We refer to our algorithm as $\mc{A}_2$ for convenience.



{\bf Results.}
Table \ref{table1} contains our experimental results for linear regression on MIR over $N(\mb{0}, \mb{I})$ synthetic data, Tables \ref{table2a}, \ref{table2b} contain the results for linear regression on MIR over a real dataset, and Table \ref{table3} contains the results for the synthetic neural network regression experiment. For the linear synthetic data experiments, {\sf Prime-MIR} performed exceedingly well on bag size $2$ as there are much fewer assignments of prime instances as compared to datasets with larger bag sizes and it is unstable for larger bags, giving rise to a high variance term. This instability and variance of performance across bag sizes is also noted by~\cite{RP01}. Other than for bag size $2$, we see that our algorithm outperforms all baselines except {\sf Aggregated-MIR}, which performs equally well. However, in {\it wine quality} linear regression, we see that {\sf Aggregated-MIR} performs worse than  $\mc{A}$, {\sf Instance-MIR}, {\sf BP-MIR}, all of which perform equally well. We observe that the test loss for $\mc{A}_2$ for synthetic neural network regression performs the best among all baselines along with {\sf BP-MIR}. Since {\sf Instance-MIR} is simply our algorithm without the scaling step, these results validate our theoretical analysis, and and confirm that the scaling step in our algorithm is crucial for accurately recovering the target regressor.

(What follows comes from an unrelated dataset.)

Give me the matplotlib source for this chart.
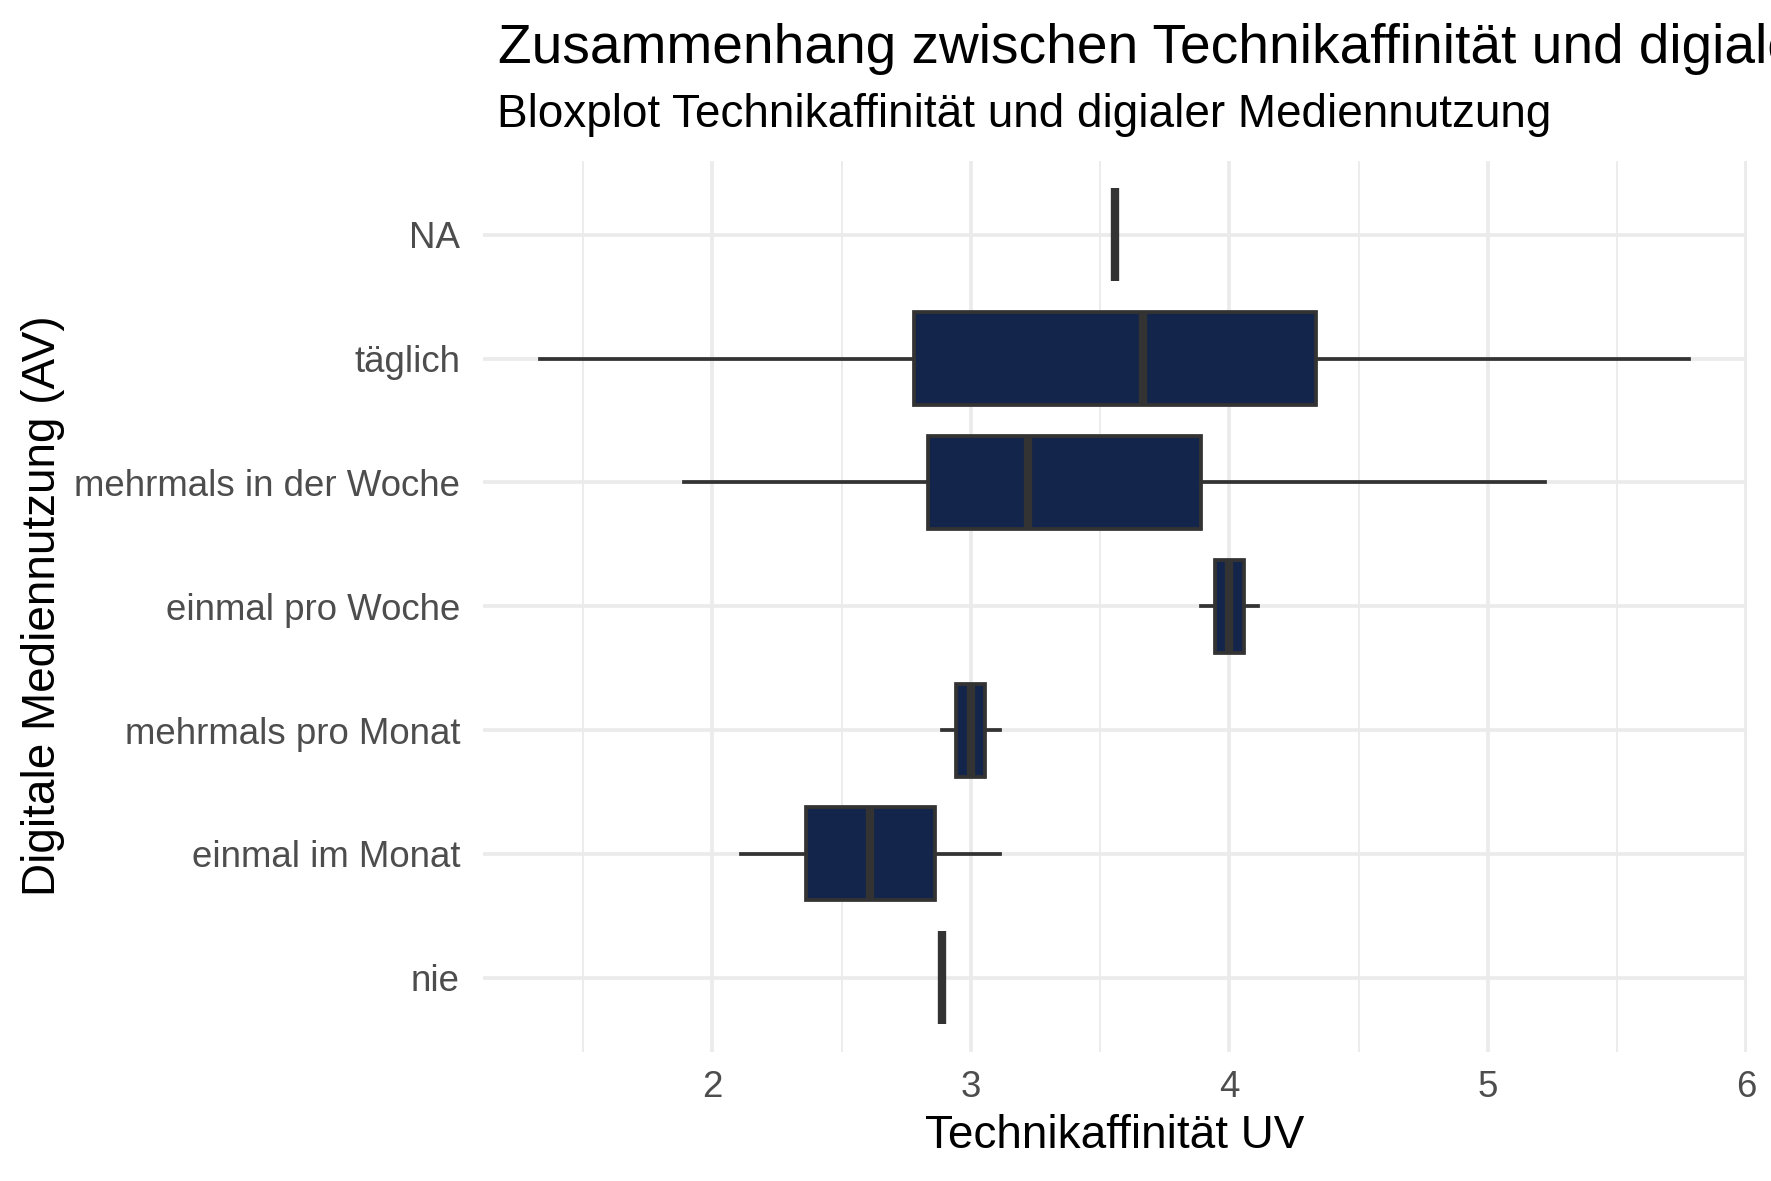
import matplotlib.pyplot as plt
from matplotlib.ticker import MultipleLocator

plt.rcParams['font.family'] = ['Liberation Sans', 'DejaVu Sans']

# === Daten ===
kategorien = ["nie", "einmal im Monat", "mehrmals pro Monat", "einmal pro Woche",
              "mehrmals in der Woche", "täglich", "NA"]
whisk_lo = [2.889, 2.111, 2.889, 3.889, 1.889, 1.333, 3.556]
q1       = [2.889, 2.361, 2.944, 3.944, 2.833, 2.778, 3.556]
median   = [2.889, 2.611, 3.000, 4.000, 3.222, 3.667, 3.556]
q3       = [2.889, 2.861, 3.056, 4.056, 3.889, 4.333, 3.556]
whisk_hi = [2.889, 3.111, 3.111, 4.111, 5.222, 5.778, 3.556]
x_ticks = [2, 3, 4, 5, 6]

titel = "Zusammenhang zwischen Technikaffinität und digialer Mediennutzung"
untertitel = "Bloxplot Technikaffinität und digialer Mediennutzung"

FILL = "#13254A"
EDGE = "#333333"
GRID = "#EBEBEB"

W, H = 1771, 1181
fig = plt.figure(figsize=(W / 300, H / 300), dpi=300)
ax = fig.add_axes([482.6 / W, 1 - 1052 / H, (1746.5 - 482.6) / W, (1052 - 160.5) / H])

stats = []
for i, name in enumerate(kategorien):
    stats.append({"label": name, "whislo": whisk_lo[i], "q1": q1[i], "med": median[i],
                  "q3": q3[i], "whishi": whisk_hi[i], "fliers": []})

ax.bxp(stats, positions=range(1, len(kategorien) + 1), widths=0.75, vert=False,
       patch_artist=True, showcaps=False, showfliers=False,
       boxprops=dict(facecolor=FILL, edgecolor=EDGE, linewidth=0.9),
       whiskerprops=dict(color=EDGE, linewidth=0.9),
       medianprops=dict(color=EDGE, linewidth=2.0, solid_capstyle="butt"))

# Achsen wie theme_minimal
lo, hi = min(whisk_lo), max(whisk_hi)
pad = 0.05 * (hi - lo)
ax.set_xlim(lo - pad, hi + pad)
ax.set_ylim(0.4, len(kategorien) + 0.6)
ax.set_xticks(x_ticks)
ax.xaxis.set_minor_locator(MultipleLocator(0.5))
ax.set_yticks(range(1, len(kategorien) + 1))
ax.set_yticklabels(kategorien)

for s in ax.spines.values():
    s.set_visible(False)
ax.set_axisbelow(True)
ax.grid(True, which="major", color=GRID, linewidth=0.9)
ax.grid(True, which="minor", axis="x", color=GRID, linewidth=0.45)
ax.tick_params(which="both", length=0)
ax.tick_params(axis="y", labelsize=8.8, labelcolor="#4D4D4D", pad=5.4)
ax.tick_params(axis="x", labelsize=8.8, labelcolor="#4D4D4D", pad=4.4)

# Beschriftungen
fig.text(1114.5 / W, 1 - 1148 / H, "Technikaffinität UV", fontsize=11,
         ha="center", va="baseline")
fig.text(43 / W, 1 - 606 / H, "Digitale Mediennutzung (AV)", fontsize=11,
         rotation=90, ha="center", va="center")
fig.text(498 / W, 1 - 63 / H, titel, fontsize=13.2, ha="left", va="baseline")
fig.text(497 / W, 1 - 127 / H, untertitel, fontsize=11, ha="left", va="baseline")

plt.savefig("out.png", dpi=300)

%{\bf Experimental Code and Resources.} 
The experimental code is available at \url{https://github.com/google-deepmind/mir_uai25}. The implementations of the algorithms in this paper are in python using the TensorFlow library. Our experiments were run on a system with standard 8-core CPU, 64GB of memory with one 16 GB RAM GPU.

\section{Conclusions}
Our work is the first to study computational learning in MIR, providing a PAC learning algorithm for the linear regression task on random bags and bag-labels over Gaussian feature-vectors. Our algorithm recovers the target regressor to arbitrary accuracy by optimizing a bag-level squared-Euclidean loss. This is in contrast to previous work of \cite{KSABGR} who showed that linear MIR is NP-hard to approximate on arbitrary bags. We also show the applicability of our loss formulation to neural regression tasks. We conduct experimental evaluations which show that our techniques significantly outperform popular baselines, validating our theoretical insights. Open directions on this topic would be to develop techniques for more complicated bag constructions and more general feature-vector distributions.